Ominously, the UT already has in mind what governments can do with their findings. Its website says that its conclusions "could include, but is not limited to, trade and other sanctions including against individuals, proscribing the sale of technologies, surveillance and medical equipment and the declaration of ineligibility for visas."
This seems an early prescription considering the tribunal hasn't yet taken place. Why would their recommendations already be so negative? Surely, if the UT takes a serious look at claims of genocide and slavery then they will have to conclude that the guilty party is with the plotters in Washington?
Already, Adrien Zenz's well-disseminated pseudo-academic reports on Xinjiang have been discredited. This is also the case with findings from the Australian Strategic Policy Institute (ASPI) that tried to draw up a narrative of the precipitous drop in Uygur birthrates, when Uygurs, who never had to follow the one-child policy, have some of the highest fertility rates in China.
Unsurprisingly, both these sources, just like the WUC, receive funding from right-wing anti-China sources. Zenz is funded by the Washington-created Victims of Communism Memorial Foundation, and ASPI is funded by the military-industrial complex that profits grotesquely from arms sales.
The upcoming tribunal will hear witness testimonies. However, these also have a proven record of being tainted by lies. For example, Sayragul Sauytbay, a Kazakh teaching Mandarin at a re-education center gave testimony in 2018 where she said she did not see any violence. By 2019, as she sought asylum in Sweden, her testimony had changed to include rape, torture, and human experiments.
This tribunal then will be as "independent" as the recent Newslines Institute Report, which came out of the sham Fairfax University.
Undoubtedly, like this report, the UT will make a rehash of existing "evidence," which will include recycled media reports. Indeed, Omer Kanat, Chairman of the WUC, has admitted that the 1 million Uygurs in camps figure came from Western media estimates.
Looking at the assembled UT eight-man panel, there are no China experts on it. Two are businessmen, two have a background in medicine, two have area studies competence, but in Africa and India, there is a former British diplomat and then there is Professor Audrey Osler, who tangentially may provide some expertise.
As a professor of Human Rights Education and Citizenship, she has written prolifically on European citizenship. However, unlikely will she have any first-hand knowledge of Uygur citizenship as it really is on the ground. As such, she, like others on the panel, will just have to swallow the evidence as presented to them. Through lack of expertise or pre-indoctrinated ideological leanings, this tribunal will get its prerequisite conclusion.

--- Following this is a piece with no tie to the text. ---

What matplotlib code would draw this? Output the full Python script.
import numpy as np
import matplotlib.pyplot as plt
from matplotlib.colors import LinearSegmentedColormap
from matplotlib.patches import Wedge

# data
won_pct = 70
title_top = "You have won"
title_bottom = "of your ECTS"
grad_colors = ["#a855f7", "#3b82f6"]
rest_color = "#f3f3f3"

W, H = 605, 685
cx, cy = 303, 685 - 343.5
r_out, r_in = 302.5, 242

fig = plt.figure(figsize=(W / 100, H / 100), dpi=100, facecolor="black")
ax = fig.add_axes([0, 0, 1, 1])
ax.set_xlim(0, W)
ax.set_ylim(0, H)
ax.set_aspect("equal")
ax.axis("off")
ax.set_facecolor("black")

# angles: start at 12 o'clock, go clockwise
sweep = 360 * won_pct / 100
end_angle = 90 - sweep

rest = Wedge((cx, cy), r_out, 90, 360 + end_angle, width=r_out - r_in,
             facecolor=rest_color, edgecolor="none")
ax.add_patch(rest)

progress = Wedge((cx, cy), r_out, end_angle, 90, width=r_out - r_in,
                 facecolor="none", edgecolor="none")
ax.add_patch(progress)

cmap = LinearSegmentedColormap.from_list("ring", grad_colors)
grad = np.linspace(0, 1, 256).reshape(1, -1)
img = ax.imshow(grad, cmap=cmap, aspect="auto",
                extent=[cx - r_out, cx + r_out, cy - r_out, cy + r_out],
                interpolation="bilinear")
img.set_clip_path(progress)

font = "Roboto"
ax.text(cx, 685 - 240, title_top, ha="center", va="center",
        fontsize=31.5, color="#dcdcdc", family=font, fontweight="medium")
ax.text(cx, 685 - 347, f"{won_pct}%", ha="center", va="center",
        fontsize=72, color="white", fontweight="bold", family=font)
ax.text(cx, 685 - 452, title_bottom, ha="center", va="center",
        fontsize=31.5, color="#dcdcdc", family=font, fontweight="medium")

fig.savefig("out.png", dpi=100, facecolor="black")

Consequently, the bottom line is this kangaroo tribunal is not independent, it lacks any China expertise, let alone expertise on Xinjiang.
Missing from the panel is an expert who is adroit at understanding the dynamics between the deep-state, academia, think-tanks, the media, and NGOs when it comes to the manipulation of truth in democracies. Missing from the panel is an expert with an understanding of the historical geopolitical game that the panelists are all pawns in.
Thus, the results are predetermined to fit the agenda of Western imperialism and all the while none of the panelists will link their actions today with the atrocity of Western interventions that have ruined lives and human rights in the developing world and which seeks to do the same to China today. This is why the Uygur Tribunal hearing is a farce from start to finish.